No images are to be carried over; print all other material exactly as it stands.

>> Begin

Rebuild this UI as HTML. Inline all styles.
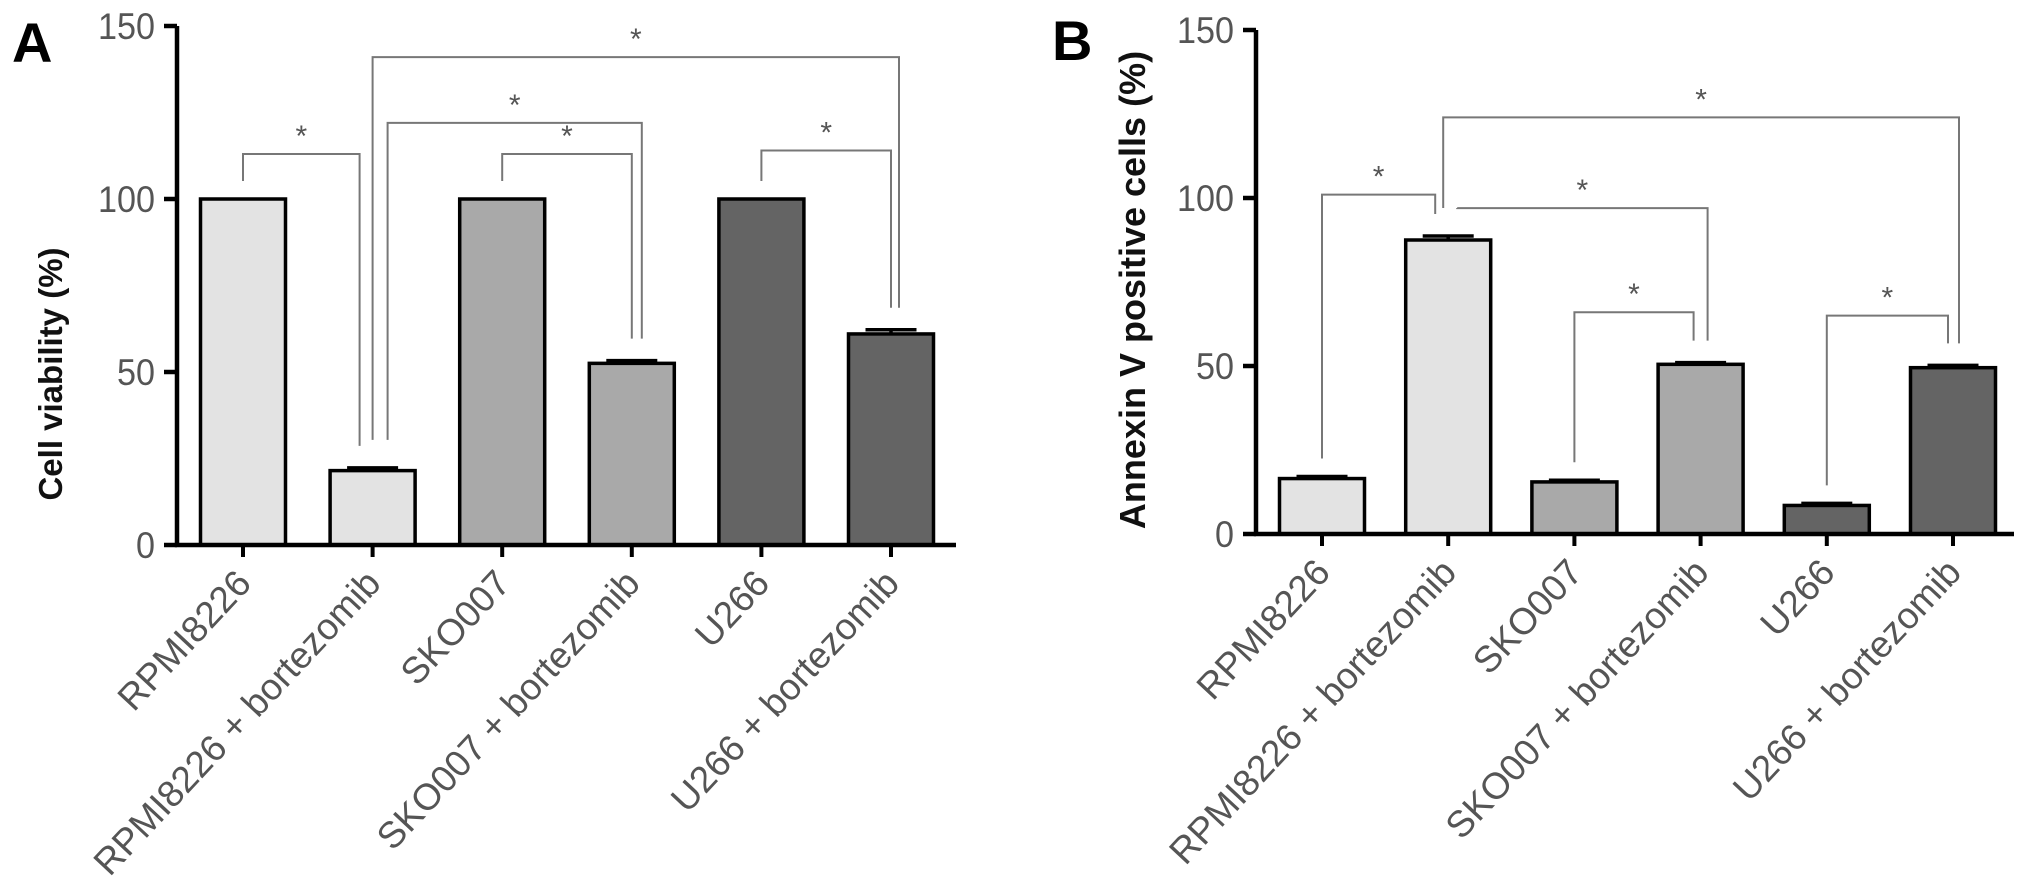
<!DOCTYPE html>
<html><head><meta charset="utf-8"><style>
html,body{margin:0;padding:0;background:#fff;}
svg{display:block;font-family:"Liberation Sans",Arial,sans-serif;}
</style></head><body>
<svg id="c" width="2031" height="892" viewBox="0 0 2031 892" xmlns="http://www.w3.org/2000/svg"></svg>
<script>
const categories = ["RPMI8226","RPMI8226 + bortezomib","SKO007","SKO007 + bortezomib","U266","U266 + bortezomib"];
const viabilityValues = [100, 21.5, 100, 52.5, 100, 61];
const viabilityErrors = [0, 0.8, 0, 0.8, 0, 1.2];
const annexinValues = [16.5, 87.5, 15.5, 50.5, 8.5, 49.5];
const annexinErrors = [0.6, 1.2, 0.5, 0.5, 0.6, 0.7];
const yTicks = [0, 50, 100, 150];
const fills = ["#e3e3e3","#e3e3e3","#a9a9a9","#a9a9a9","#646464","#646464"];
// brackets: [leftIndex, rightIndex, levelValue]
const bracketsA = [[0,1,113],[2,3,113],[1,3,122],[1,5,141],[4,5,114]];
const bracketsB = [[0,1,101],[1,5,124],[1,3,97],[2,3,66],[4,5,65]];

const NS="http://www.w3.org/2000/svg";
const svg=document.getElementById('c');
function el(t,a,p){const e=document.createElementNS(NS,t);for(const k in a)e.setAttribute(k,a[k]);(p||svg).appendChild(e);return e;}

function panel(cfg){
  const g=el('g',{});
  
  
  const y=v=>cfg.y0-(v/150)*(cfg.y0-cfg.y150);
  const x=i=>cfg.x0+i*cfg.step;
  cfg.values.forEach((v,i)=>{
    const r=el('rect',{x:x(i)-cfg.bw/2,y:y(v),width:cfg.bw,height:y(0)-y(v),fill:fills[i],stroke:'#000','stroke-width':3.5},g);
    
    
    const e=cfg.errors[i];
    if(e>0){
      const eb=el('path',{d:`M${x(i)} ${y(v)} V${y(v+e)} M${x(i)-cfg.bw*0.3} ${y(v+e)} H${x(i)+cfg.bw*0.3}`,stroke:'#000','stroke-width':3.5,fill:'none'},g);
      
      
    }
    const t=el('line',{x1:x(i),x2:x(i),y1:y(0),y2:y(0)+12,stroke:'#000','stroke-width':4},g);
    
    
    const lb=el('text',{x:0,y:0,'text-anchor':'end',fill:'#555','font-size':37,transform:`translate(${x(i)+10},${y(0)+40}) rotate(-47)`},g);
    lb.textContent=categories[i];
    
    
  });
  const ax=el('path',{d:`M${cfg.axX} ${y(150)} V${y(0)} H${cfg.axEnd}`,stroke:'#000','stroke-width':4.5,fill:'none'},g);
  
  
  yTicks.forEach(v=>{
    const t=el('line',{x1:cfg.axX-13,x2:cfg.axX,y1:y(v),y2:y(v),stroke:'#000','stroke-width':4.5},g);
    
    
    const l=el('text',{x:cfg.axX-22,y:y(v)+13,'text-anchor':'end',fill:'#555','font-size':37,'textLength':v>=100?57:(v>0?38:19),lengthAdjust:'spacingAndGlyphs'},g);
    l.textContent=v;
    
    
  });
  cfg.brackets.forEach(b=>{
    const [a,c,lev]=b;
    const off=cfg.offsets;
    const xa=x(a)+(off[a+'-'+c+'L']||0), xc=x(c)+(off[a+'-'+c+'R']||0);
    const ya=y(cfg.values[a]+cfg.errors[a])-(a===1?28:18), yc=y(cfg.values[c]+cfg.errors[c])-22;
    const yl=y(lev);
    const p=el('path',{d:`M${xa} ${ya} V${yl} H${xc} V${yc}`,stroke:'#777','stroke-width':2,fill:'none'},g);
    
    
    const s=el('text',{x:(xa+xc)/2,y:yl-8,'text-anchor':'middle',fill:'#555','font-size':30},g);
    s.textContent='*';
    
    
  });
  const tt=el('text',{x:0,y:0,'text-anchor':'middle','font-size':cfg.titleSize,fill:'#111','font-weight':'bold',transform:`translate(${cfg.titleX},${cfg.titleY}) rotate(-90)`},g);
  tt.textContent=cfg.title;
  
  
  const L=el('text',{x:cfg.letterX,y:cfg.letterY,'font-size':56,'font-weight':'bold',fill:'#000'},g);
  L.textContent=cfg.letter;
  
  
}

panel({name:'panel-a-cell-viability',x0:243,step:129.6,bw:85,y0:545,y150:26,axX:177,axEnd:956,
  values:viabilityValues,errors:viabilityErrors,brackets:bracketsA,
  offsets:{'0-1R':-13,'1-3L':15,'1-3R':10,'1-5L':0,'1-5R':8},
  title:'Cell viability (%)',titleSize:33,titleX:62,titleY:374,letter:'A',letterX:12,letterY:62});
panel({name:'panel-b-annexin-v',x0:1322,step:126.2,bw:85,y0:534,y150:30,axX:1256,axEnd:2014,
  values:annexinValues,errors:annexinErrors,brackets:bracketsB,
  offsets:{'0-1R':-13,'1-5L':-5,'1-5R':6,'1-3L':9,'1-3R':7,'2-3R':-7,'4-5R':-5},
  title:'Annexin V positive cells (%)',titleSize:36,titleX:1145,titleY:290,letter:'B',letterX:1052,letterY:60});
</script>
</body></html>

>> End

◆ **RESPONSE FOR THIS EXERCISE**:
Rebuild this UI as HTML. Inline all styles.
<!DOCTYPE html>
<html><head><meta charset="utf-8"><style>
html,body{margin:0;padding:0;background:#fff;}
svg{display:block;font-family:"Liberation Sans",Arial,sans-serif;}
</style></head><body>
<svg id="c" width="2031" height="892" viewBox="0 0 2031 892" xmlns="http://www.w3.org/2000/svg"></svg>
<script>
const categories = ["RPMI8226","RPMI8226 + bortezomib","SKO007","SKO007 + bortezomib","U266","U266 + bortezomib"];
const viabilityValues = [100, 21.5, 100, 52.5, 100, 61];
const viabilityErrors = [0, 0.8, 0, 0.8, 0, 1.2];
const annexinValues = [16.5, 87.5, 15.5, 50.5, 8.5, 49.5];
const annexinErrors = [0.6, 1.2, 0.5, 0.5, 0.6, 0.7];
const yTicks = [0, 50, 100, 150];
const fills = ["#e3e3e3","#e3e3e3","#a9a9a9","#a9a9a9","#646464","#646464"];
// brackets: [leftIndex, rightIndex, levelValue]
const bracketsA = [[0,1,113],[2,3,113],[1,3,122],[1,5,141],[4,5,114]];
const bracketsB = [[0,1,101],[1,5,124],[1,3,97],[2,3,66],[4,5,65]];

const NS="http://www.w3.org/2000/svg";
const svg=document.getElementById('c');
function el(t,a,p){const e=document.createElementNS(NS,t);for(const k in a)e.setAttribute(k,a[k]);(p||svg).appendChild(e);return e;}

function panel(cfg){
  const g=el('g',{});
  
  
  const y=v=>cfg.y0-(v/150)*(cfg.y0-cfg.y150);
  const x=i=>cfg.x0+i*cfg.step;
  cfg.values.forEach((v,i)=>{
    const r=el('rect',{x:x(i)-cfg.bw/2,y:y(v),width:cfg.bw,height:y(0)-y(v),fill:fills[i],stroke:'#000','stroke-width':3.5},g);
    
    
    const e=cfg.errors[i];
    if(e>0){
      const eb=el('path',{d:`M${x(i)} ${y(v)} V${y(v+e)} M${x(i)-cfg.bw*0.3} ${y(v+e)} H${x(i)+cfg.bw*0.3}`,stroke:'#000','stroke-width':3.5,fill:'none'},g);
      
      
    }
    const t=el('line',{x1:x(i),x2:x(i),y1:y(0),y2:y(0)+12,stroke:'#000','stroke-width':4},g);
    
    
    const lb=el('text',{x:0,y:0,'text-anchor':'end',fill:'#555','font-size':37,transform:`translate(${x(i)+10},${y(0)+40}) rotate(-47)`},g);
    lb.textContent=categories[i];
    
    
  });
  const ax=el('path',{d:`M${cfg.axX} ${y(150)} V${y(0)} H${cfg.axEnd}`,stroke:'#000','stroke-width':4.5,fill:'none'},g);
  
  
  yTicks.forEach(v=>{
    const t=el('line',{x1:cfg.axX-13,x2:cfg.axX,y1:y(v),y2:y(v),stroke:'#000','stroke-width':4.5},g);
    
    
    const l=el('text',{x:cfg.axX-22,y:y(v)+13,'text-anchor':'end',fill:'#555','font-size':37,'textLength':v>=100?57:(v>0?38:19),lengthAdjust:'spacingAndGlyphs'},g);
    l.textContent=v;
    
    
  });
  cfg.brackets.forEach(b=>{
    const [a,c,lev]=b;
    const off=cfg.offsets;
    const xa=x(a)+(off[a+'-'+c+'L']||0), xc=x(c)+(off[a+'-'+c+'R']||0);
    const ya=y(cfg.values[a]+cfg.errors[a])-(a===1?28:18), yc=y(cfg.values[c]+cfg.errors[c])-22;
    const yl=y(lev);
    const p=el('path',{d:`M${xa} ${ya} V${yl} H${xc} V${yc}`,stroke:'#777','stroke-width':2,fill:'none'},g);
    
    
    const s=el('text',{x:(xa+xc)/2,y:yl-8,'text-anchor':'middle',fill:'#555','font-size':30},g);
    s.textContent='*';
    
    
  });
  const tt=el('text',{x:0,y:0,'text-anchor':'middle','font-size':cfg.titleSize,fill:'#111','font-weight':'bold',transform:`translate(${cfg.titleX},${cfg.titleY}) rotate(-90)`},g);
  tt.textContent=cfg.title;
  
  
  const L=el('text',{x:cfg.letterX,y:cfg.letterY,'font-size':56,'font-weight':'bold',fill:'#000'},g);
  L.textContent=cfg.letter;
  
  
}

panel({name:'panel-a-cell-viability',x0:243,step:129.6,bw:85,y0:545,y150:26,axX:177,axEnd:956,
  values:viabilityValues,errors:viabilityErrors,brackets:bracketsA,
  offsets:{'0-1R':-13,'1-3L':15,'1-3R':10,'1-5L':0,'1-5R':8},
  title:'Cell viability (%)',titleSize:33,titleX:62,titleY:374,letter:'A',letterX:12,letterY:62});
panel({name:'panel-b-annexin-v',x0:1322,step:126.2,bw:85,y0:534,y150:30,axX:1256,axEnd:2014,
  values:annexinValues,errors:annexinErrors,brackets:bracketsB,
  offsets:{'0-1R':-13,'1-5L':-5,'1-5R':6,'1-3L':9,'1-3R':7,'2-3R':-7,'4-5R':-5},
  title:'Annexin V positive cells (%)',titleSize:36,titleX:1145,titleY:290,letter:'B',letterX:1052,letterY:60});
</script>
</body></html>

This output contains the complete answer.